Given information:

━━━━━━━━

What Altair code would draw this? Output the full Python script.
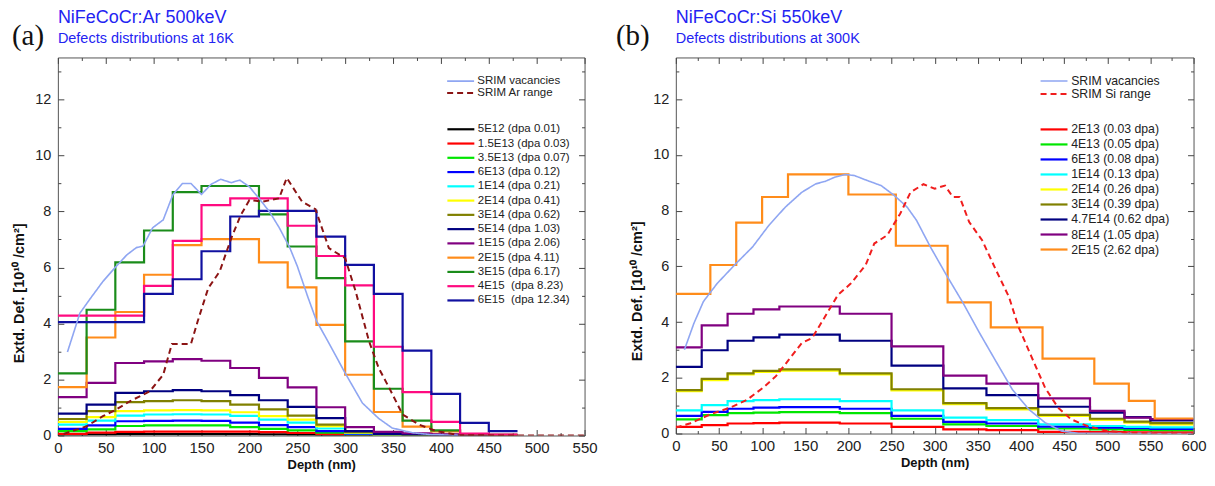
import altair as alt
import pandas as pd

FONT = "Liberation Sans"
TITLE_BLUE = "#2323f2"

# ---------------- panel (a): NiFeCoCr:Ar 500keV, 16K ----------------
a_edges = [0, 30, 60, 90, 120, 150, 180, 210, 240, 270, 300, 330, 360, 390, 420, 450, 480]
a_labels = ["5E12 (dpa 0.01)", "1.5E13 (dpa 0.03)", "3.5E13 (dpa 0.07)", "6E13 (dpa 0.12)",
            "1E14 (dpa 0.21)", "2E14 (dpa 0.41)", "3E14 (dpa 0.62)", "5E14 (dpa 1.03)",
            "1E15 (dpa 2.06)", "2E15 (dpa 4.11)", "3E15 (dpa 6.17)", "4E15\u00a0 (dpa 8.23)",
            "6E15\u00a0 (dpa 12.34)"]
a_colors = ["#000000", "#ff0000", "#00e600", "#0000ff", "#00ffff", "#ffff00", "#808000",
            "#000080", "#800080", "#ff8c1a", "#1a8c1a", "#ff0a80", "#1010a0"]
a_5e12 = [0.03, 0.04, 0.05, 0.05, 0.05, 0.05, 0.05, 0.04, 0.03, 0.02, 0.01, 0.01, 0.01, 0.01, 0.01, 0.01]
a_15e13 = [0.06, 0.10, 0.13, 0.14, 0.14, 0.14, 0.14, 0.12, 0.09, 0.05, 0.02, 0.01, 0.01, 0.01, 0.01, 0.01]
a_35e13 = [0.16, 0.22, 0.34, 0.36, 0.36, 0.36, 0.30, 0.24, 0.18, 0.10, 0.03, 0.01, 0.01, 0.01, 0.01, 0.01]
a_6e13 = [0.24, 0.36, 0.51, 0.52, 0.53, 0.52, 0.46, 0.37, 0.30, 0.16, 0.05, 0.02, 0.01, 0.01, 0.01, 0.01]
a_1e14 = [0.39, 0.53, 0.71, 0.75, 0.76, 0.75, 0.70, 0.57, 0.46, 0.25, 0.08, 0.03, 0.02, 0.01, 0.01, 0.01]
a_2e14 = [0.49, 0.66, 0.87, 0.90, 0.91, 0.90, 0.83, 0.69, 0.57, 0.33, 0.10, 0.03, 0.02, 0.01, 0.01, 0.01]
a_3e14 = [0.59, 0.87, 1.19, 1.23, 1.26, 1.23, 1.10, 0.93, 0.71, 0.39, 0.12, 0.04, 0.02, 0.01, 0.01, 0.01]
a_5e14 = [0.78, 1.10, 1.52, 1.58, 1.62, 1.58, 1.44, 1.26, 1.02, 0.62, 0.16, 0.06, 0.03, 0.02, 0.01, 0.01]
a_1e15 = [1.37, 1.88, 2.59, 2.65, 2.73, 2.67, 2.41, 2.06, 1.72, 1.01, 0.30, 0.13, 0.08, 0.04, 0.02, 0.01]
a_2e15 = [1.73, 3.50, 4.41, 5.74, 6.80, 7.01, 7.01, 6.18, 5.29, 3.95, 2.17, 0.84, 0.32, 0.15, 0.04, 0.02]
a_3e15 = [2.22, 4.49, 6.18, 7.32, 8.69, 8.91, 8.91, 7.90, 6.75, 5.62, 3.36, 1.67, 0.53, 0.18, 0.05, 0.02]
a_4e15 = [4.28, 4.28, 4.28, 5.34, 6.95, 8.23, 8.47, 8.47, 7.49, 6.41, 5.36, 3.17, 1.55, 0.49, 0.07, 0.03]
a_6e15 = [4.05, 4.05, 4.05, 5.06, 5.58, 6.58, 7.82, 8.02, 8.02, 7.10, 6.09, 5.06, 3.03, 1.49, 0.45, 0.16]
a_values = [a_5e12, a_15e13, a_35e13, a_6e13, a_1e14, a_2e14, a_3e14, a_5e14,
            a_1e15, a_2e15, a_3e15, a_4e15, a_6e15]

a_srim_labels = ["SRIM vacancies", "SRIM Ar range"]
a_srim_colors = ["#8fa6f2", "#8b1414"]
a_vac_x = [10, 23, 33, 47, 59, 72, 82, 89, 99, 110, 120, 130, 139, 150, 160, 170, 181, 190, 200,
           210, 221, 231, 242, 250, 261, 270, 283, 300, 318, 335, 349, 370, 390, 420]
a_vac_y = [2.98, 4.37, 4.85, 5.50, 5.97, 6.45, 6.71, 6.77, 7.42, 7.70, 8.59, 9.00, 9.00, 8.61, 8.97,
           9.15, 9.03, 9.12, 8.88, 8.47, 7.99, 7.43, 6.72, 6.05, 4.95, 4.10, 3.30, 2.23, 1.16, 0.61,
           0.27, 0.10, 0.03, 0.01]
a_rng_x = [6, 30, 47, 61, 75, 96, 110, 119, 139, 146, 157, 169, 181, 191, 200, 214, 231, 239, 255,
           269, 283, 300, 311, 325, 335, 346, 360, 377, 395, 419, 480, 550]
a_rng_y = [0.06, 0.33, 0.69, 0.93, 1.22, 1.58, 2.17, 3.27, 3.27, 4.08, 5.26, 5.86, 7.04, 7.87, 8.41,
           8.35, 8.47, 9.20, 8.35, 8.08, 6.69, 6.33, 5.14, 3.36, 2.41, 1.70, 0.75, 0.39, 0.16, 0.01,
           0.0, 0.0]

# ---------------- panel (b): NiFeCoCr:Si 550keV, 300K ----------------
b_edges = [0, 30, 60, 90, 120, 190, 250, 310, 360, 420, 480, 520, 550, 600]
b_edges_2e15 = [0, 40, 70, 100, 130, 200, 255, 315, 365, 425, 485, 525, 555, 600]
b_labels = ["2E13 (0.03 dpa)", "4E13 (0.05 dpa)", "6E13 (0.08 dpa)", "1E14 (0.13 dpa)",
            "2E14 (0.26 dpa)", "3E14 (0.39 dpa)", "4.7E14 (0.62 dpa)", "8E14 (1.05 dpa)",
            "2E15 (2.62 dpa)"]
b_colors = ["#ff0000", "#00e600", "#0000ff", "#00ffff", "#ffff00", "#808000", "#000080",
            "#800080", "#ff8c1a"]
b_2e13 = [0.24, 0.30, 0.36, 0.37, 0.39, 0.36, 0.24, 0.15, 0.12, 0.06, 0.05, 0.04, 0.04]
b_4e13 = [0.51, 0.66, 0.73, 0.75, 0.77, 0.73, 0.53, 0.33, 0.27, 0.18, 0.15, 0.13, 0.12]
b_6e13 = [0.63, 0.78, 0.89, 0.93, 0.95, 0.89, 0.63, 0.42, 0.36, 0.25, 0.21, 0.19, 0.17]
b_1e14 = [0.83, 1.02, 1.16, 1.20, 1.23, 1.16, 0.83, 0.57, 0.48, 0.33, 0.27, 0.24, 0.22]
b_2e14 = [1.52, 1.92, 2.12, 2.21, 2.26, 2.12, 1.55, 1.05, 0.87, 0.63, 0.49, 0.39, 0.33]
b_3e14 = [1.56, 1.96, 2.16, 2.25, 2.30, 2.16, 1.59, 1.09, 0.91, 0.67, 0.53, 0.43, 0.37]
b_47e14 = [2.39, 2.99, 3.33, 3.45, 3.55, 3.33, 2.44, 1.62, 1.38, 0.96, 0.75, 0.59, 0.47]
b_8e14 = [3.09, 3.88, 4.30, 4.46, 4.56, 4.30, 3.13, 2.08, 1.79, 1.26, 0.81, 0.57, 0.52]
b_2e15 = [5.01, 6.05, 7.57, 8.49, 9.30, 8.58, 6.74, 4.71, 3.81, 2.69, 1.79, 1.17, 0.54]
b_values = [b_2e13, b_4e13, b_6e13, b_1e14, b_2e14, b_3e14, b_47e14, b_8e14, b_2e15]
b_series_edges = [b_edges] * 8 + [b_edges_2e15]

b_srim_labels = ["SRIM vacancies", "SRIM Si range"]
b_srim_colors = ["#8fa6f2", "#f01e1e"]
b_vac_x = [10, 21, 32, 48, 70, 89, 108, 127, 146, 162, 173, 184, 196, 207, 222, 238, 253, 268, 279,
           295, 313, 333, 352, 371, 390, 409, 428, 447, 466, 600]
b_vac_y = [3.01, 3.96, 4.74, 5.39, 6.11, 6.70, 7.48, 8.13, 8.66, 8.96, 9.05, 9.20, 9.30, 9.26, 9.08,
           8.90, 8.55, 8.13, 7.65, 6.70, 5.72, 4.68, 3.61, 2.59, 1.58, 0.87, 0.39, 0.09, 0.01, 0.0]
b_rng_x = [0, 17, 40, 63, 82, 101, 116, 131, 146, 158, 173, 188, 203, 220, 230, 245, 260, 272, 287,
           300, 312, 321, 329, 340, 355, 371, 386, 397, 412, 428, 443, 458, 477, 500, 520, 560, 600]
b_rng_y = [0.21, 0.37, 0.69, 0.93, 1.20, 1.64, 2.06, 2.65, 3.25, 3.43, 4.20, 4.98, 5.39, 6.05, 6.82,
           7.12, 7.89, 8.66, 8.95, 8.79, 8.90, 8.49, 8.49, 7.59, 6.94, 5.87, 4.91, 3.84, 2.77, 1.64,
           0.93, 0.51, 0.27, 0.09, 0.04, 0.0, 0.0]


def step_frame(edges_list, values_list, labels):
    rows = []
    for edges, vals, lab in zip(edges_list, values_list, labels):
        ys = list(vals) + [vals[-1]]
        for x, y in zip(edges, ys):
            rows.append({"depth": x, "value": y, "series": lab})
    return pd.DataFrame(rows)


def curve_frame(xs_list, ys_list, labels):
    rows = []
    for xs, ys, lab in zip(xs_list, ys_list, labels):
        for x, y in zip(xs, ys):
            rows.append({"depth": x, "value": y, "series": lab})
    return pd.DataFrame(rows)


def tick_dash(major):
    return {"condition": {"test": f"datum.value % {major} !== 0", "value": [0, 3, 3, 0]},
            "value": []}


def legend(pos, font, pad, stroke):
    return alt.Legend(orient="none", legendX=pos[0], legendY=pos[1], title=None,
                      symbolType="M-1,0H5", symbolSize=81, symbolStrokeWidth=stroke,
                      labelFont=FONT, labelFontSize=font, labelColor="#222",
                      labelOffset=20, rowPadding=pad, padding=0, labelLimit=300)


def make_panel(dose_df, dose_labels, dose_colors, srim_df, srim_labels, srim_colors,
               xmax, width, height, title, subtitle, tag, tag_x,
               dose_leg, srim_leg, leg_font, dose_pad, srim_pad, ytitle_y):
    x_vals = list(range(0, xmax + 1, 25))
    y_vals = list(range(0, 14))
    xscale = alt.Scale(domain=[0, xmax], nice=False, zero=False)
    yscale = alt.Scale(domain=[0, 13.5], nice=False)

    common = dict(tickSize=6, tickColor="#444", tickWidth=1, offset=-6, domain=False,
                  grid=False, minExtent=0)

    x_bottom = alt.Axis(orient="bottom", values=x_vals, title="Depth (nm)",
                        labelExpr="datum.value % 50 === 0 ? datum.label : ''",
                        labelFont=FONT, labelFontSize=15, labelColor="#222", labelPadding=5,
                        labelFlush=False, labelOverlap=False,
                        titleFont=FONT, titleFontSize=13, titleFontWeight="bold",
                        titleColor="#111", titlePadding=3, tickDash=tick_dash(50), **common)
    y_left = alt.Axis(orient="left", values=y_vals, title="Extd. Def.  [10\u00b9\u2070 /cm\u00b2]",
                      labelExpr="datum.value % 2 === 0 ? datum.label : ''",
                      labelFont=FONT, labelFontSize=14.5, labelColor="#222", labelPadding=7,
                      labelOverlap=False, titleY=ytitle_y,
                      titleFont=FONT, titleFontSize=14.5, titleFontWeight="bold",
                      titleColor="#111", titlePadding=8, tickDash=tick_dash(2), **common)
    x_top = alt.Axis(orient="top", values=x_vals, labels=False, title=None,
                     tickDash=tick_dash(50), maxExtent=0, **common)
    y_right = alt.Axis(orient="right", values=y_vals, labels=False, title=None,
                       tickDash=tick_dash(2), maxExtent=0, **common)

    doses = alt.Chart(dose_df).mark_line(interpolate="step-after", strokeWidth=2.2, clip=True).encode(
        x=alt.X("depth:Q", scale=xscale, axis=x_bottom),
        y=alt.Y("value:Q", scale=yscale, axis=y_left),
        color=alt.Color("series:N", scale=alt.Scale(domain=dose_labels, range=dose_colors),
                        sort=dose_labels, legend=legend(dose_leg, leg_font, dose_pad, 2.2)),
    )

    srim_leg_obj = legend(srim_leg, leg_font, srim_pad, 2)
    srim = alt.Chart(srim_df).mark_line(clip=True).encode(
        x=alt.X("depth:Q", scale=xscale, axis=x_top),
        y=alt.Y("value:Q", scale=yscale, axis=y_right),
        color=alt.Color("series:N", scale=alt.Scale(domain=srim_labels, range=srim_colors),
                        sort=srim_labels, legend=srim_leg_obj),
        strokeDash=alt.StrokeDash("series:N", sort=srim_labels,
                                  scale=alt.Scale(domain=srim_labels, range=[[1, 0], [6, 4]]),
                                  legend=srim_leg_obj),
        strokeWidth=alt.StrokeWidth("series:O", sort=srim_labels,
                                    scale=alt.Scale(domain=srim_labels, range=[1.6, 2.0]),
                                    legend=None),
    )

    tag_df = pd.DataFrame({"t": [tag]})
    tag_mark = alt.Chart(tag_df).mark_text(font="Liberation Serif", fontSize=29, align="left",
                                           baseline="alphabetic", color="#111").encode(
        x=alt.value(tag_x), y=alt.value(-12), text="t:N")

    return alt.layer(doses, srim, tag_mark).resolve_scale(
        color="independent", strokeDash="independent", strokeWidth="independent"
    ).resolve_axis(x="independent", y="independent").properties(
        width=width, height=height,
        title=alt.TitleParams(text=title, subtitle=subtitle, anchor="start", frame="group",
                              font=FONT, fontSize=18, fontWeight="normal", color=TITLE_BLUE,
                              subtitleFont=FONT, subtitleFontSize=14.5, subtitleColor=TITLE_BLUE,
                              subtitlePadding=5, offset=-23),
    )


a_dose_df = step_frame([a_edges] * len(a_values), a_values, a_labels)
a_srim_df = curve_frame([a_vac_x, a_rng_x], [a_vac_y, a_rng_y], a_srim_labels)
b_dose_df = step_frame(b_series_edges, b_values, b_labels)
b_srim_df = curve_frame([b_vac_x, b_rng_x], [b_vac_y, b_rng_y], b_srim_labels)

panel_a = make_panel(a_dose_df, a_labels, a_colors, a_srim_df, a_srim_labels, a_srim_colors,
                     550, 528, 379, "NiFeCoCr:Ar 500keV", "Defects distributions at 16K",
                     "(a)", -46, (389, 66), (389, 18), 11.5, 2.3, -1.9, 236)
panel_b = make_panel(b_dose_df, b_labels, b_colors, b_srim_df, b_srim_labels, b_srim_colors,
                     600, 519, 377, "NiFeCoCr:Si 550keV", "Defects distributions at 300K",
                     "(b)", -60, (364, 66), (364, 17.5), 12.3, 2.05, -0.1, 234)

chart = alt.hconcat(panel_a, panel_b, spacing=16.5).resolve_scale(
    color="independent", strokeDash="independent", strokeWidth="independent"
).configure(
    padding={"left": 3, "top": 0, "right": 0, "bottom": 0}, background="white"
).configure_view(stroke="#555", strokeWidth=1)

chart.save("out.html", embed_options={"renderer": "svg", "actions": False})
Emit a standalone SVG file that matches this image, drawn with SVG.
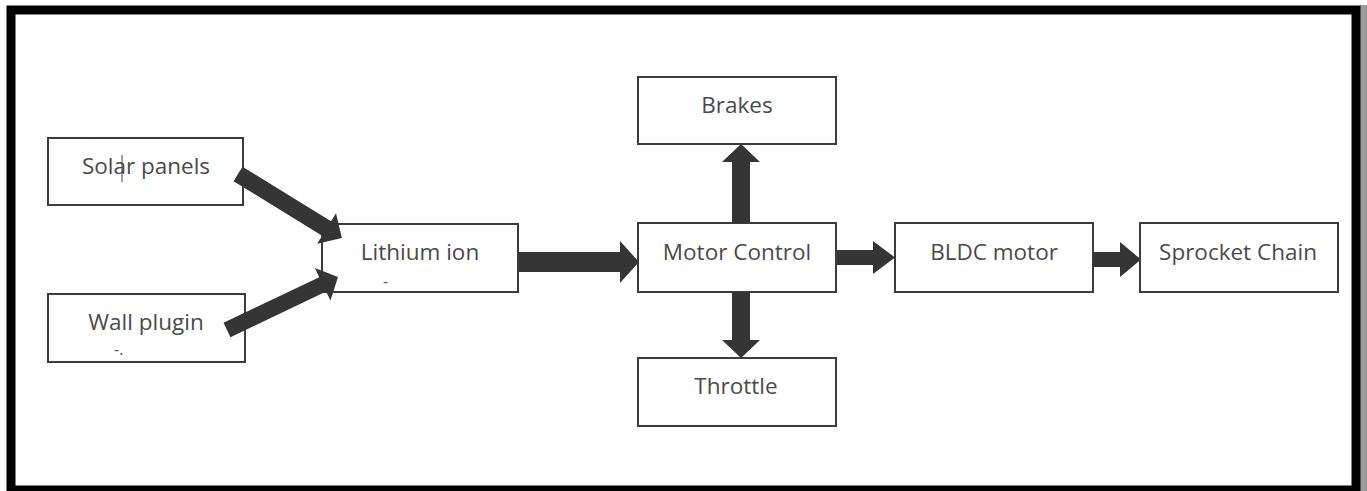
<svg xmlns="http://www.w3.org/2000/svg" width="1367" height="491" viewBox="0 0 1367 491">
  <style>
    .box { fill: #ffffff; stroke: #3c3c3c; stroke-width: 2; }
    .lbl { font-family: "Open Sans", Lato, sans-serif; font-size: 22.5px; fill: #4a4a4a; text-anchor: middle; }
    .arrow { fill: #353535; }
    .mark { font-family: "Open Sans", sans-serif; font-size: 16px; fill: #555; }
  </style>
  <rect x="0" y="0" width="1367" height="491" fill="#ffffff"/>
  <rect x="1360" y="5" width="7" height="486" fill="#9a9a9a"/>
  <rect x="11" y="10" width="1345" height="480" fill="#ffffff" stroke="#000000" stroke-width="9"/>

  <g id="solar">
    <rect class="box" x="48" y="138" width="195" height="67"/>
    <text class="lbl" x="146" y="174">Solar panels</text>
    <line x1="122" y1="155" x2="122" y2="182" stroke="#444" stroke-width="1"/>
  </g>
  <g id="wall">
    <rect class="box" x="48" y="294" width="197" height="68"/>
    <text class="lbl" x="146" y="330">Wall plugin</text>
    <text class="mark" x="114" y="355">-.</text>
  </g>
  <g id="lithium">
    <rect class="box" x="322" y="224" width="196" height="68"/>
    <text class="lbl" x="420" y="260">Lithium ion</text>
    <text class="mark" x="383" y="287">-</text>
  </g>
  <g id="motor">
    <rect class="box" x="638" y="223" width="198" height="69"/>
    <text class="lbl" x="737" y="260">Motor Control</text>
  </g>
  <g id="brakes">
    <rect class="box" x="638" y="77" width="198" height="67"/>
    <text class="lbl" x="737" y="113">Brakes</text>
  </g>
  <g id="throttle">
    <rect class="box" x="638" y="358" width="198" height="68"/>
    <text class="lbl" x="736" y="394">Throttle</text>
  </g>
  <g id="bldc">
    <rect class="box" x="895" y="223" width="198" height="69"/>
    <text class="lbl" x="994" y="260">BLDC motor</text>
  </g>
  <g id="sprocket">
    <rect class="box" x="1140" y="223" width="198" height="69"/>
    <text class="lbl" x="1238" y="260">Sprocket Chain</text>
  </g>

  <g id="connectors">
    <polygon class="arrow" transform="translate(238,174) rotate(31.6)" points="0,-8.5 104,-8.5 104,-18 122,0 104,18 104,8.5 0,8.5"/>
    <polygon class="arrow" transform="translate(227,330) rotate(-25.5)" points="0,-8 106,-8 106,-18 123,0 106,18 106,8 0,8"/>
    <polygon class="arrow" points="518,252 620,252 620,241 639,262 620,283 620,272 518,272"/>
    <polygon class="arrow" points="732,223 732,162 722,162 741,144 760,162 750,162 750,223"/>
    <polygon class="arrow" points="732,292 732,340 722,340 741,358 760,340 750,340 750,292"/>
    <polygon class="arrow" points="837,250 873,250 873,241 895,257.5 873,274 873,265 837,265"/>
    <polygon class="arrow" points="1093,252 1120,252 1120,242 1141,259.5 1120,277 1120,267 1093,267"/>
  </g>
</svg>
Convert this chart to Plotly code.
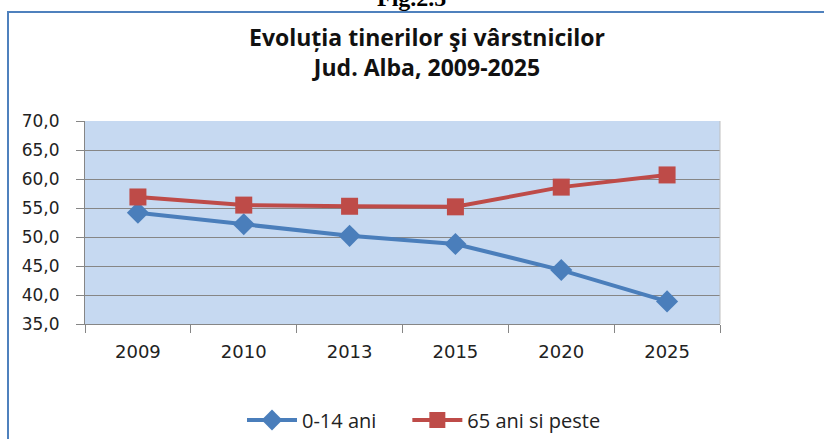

━━━━━━━━

Problem requirements:
State how many lines of the listing above hold the word "this", with nothing but the number.

Result:
3